» DIRECTION
Read the records and gather each line that includes "this".

» MATERIALS PROVIDED

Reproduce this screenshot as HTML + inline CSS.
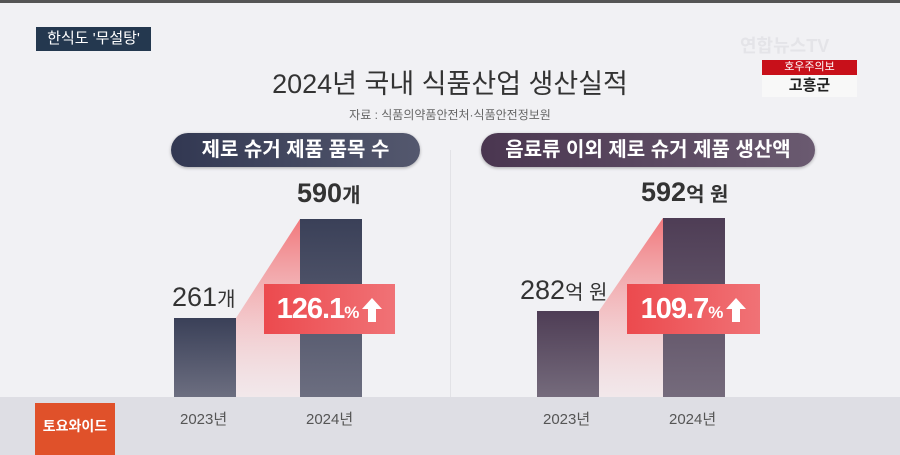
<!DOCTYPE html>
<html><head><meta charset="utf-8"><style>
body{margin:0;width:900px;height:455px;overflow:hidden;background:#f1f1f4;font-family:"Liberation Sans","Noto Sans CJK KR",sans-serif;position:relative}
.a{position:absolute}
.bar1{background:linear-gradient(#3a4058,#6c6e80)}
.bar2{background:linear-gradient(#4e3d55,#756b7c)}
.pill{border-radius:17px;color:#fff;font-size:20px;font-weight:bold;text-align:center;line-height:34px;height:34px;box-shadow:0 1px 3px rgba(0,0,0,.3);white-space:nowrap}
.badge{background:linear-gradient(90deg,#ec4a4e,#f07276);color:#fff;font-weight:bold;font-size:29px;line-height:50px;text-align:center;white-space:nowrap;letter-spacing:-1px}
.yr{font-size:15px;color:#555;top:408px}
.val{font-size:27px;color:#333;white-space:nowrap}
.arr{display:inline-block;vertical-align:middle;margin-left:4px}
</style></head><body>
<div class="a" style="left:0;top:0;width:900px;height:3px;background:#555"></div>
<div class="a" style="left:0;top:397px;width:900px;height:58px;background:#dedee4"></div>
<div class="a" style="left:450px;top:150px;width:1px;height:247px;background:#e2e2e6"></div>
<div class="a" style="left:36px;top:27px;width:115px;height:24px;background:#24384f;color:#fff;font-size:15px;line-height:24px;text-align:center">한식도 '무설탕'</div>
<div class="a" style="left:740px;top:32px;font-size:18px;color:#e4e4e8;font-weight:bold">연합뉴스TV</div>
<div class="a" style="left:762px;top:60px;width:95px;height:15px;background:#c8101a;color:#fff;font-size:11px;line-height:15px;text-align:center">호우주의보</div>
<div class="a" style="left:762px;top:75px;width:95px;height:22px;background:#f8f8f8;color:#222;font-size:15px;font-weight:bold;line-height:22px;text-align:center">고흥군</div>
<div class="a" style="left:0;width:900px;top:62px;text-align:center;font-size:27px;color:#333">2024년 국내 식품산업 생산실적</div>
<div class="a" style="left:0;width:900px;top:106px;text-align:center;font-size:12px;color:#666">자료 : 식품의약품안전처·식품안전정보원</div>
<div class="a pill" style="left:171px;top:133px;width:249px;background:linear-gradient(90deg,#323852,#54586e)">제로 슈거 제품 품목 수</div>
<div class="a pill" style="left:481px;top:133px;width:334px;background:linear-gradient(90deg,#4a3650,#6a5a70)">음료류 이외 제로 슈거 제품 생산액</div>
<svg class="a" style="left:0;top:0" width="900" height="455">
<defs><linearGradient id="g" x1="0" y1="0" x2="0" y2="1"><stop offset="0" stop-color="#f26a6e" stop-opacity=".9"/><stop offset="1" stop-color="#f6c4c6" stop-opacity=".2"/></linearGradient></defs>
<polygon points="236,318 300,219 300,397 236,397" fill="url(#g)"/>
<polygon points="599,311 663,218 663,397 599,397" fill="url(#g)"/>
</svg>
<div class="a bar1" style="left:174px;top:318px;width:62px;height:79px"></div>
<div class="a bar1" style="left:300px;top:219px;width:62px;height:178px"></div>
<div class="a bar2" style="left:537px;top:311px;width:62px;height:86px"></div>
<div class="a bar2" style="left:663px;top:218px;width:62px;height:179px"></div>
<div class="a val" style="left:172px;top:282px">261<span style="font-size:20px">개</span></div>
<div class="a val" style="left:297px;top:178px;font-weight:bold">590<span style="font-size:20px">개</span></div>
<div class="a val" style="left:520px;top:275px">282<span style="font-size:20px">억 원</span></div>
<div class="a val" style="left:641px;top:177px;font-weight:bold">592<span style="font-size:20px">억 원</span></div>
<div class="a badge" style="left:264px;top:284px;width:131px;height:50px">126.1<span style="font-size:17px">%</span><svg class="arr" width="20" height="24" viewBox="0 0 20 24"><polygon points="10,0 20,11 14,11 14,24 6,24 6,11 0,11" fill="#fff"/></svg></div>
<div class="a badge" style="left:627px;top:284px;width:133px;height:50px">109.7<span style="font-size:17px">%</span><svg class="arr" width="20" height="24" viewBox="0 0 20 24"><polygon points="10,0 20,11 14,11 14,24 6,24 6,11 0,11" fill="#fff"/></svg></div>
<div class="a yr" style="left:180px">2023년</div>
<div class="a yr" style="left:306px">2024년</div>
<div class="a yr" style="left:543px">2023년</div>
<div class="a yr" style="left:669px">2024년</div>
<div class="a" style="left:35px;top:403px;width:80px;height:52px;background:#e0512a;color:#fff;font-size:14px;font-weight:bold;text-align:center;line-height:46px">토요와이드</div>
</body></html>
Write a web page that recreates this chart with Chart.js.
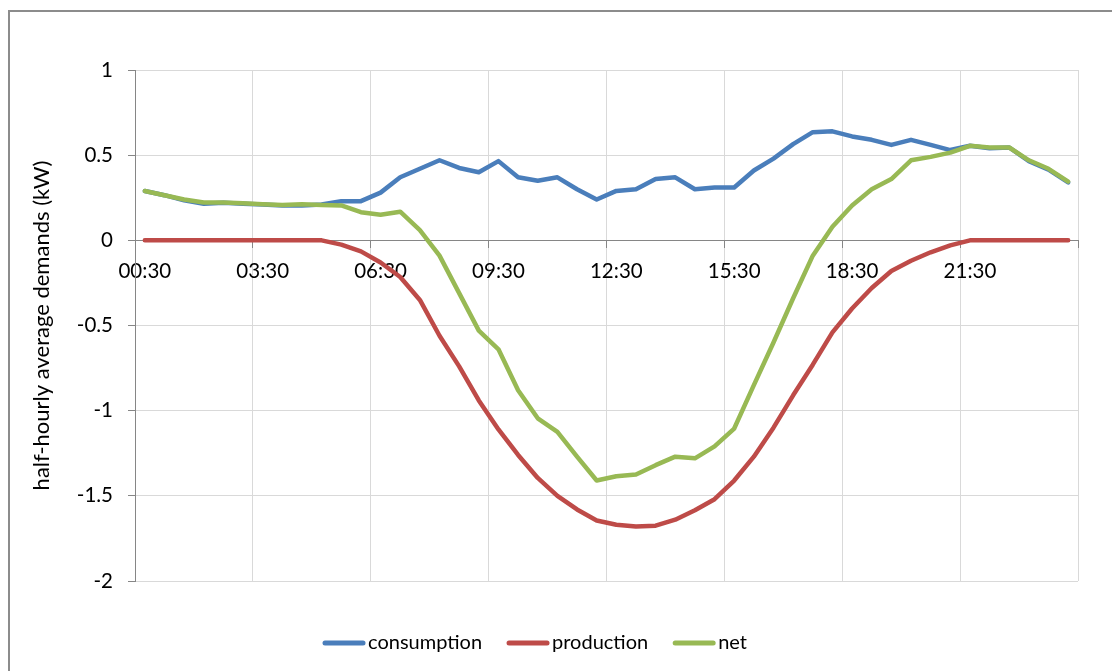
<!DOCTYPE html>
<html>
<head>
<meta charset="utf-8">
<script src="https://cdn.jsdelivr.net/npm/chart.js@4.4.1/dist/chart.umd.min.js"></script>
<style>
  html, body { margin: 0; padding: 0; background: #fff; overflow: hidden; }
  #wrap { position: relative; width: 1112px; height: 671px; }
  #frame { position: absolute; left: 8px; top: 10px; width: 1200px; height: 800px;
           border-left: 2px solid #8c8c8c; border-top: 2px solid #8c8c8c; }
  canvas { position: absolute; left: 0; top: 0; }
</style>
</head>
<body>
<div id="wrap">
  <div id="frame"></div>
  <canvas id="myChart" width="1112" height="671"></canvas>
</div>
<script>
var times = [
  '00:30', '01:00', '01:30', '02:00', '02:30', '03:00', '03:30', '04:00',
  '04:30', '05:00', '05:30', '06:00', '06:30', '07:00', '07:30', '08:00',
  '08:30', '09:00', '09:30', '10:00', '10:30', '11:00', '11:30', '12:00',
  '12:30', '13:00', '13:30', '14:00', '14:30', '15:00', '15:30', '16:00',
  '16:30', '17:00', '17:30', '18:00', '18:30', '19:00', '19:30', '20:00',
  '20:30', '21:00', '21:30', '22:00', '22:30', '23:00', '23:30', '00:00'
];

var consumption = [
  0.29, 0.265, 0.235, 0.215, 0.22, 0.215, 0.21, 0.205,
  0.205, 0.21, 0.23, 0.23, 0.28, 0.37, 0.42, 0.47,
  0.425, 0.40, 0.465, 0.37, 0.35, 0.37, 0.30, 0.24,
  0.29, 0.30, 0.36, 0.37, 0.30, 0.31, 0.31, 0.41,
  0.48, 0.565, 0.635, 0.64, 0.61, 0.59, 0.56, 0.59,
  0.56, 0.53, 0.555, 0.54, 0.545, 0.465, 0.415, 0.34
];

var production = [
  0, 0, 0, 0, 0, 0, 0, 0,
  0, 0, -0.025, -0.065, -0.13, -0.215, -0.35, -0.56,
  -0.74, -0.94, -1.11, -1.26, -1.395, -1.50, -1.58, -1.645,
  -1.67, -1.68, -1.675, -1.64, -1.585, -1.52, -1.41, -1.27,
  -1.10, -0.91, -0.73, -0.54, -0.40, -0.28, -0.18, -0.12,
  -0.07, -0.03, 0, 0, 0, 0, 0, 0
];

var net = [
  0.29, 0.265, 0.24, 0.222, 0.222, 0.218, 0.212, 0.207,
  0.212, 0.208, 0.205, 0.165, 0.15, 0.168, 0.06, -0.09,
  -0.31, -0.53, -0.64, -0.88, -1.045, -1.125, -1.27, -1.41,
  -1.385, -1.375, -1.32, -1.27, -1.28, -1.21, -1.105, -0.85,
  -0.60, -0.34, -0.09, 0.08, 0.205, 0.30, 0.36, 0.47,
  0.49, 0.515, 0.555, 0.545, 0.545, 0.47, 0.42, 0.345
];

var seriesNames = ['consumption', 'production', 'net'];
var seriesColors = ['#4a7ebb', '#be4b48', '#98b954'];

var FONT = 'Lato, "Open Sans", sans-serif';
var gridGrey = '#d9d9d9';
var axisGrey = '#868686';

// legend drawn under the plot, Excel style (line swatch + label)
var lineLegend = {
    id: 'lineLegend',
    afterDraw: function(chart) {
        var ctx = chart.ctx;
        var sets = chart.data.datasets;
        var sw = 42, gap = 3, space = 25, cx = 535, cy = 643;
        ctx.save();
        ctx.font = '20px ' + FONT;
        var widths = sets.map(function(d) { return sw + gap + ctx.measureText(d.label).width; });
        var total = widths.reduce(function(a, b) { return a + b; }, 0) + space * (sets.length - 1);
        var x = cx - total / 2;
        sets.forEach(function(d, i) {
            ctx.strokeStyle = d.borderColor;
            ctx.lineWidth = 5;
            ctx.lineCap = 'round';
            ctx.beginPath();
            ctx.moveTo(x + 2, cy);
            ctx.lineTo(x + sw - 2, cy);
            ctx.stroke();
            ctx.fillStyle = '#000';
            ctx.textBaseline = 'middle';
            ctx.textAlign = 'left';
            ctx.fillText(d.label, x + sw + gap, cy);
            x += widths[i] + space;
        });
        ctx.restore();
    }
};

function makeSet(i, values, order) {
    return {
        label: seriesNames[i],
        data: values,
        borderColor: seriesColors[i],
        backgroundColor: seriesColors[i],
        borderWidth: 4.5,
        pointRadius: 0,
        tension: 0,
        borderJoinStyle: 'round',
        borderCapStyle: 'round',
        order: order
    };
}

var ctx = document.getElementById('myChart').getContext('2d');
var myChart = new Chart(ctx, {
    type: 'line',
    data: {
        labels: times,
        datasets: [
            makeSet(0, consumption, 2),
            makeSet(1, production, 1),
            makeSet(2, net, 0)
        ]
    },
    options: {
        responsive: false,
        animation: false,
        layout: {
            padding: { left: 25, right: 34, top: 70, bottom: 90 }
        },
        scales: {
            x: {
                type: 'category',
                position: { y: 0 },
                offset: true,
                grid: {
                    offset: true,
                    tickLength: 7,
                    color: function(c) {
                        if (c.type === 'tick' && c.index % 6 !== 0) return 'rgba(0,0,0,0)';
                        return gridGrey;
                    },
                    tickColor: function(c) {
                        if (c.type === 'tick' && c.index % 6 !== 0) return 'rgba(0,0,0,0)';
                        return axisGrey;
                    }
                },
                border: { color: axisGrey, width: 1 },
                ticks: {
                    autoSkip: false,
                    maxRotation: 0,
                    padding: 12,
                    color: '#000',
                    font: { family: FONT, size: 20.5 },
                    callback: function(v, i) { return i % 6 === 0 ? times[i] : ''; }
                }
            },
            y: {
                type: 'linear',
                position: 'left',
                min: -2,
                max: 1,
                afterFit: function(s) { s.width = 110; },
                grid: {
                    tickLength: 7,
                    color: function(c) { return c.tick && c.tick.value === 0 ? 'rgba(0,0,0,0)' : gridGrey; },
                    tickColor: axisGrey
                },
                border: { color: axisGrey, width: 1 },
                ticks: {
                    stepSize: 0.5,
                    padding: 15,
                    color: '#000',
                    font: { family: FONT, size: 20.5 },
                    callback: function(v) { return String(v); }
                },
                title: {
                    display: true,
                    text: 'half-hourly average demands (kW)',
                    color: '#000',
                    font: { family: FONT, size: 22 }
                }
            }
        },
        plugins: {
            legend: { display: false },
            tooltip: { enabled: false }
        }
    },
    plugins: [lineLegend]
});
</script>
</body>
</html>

» RESPONSE
Reproduce this screenshot as HTML + inline CSS.
Write a web page that recreates this chart with Chart.js.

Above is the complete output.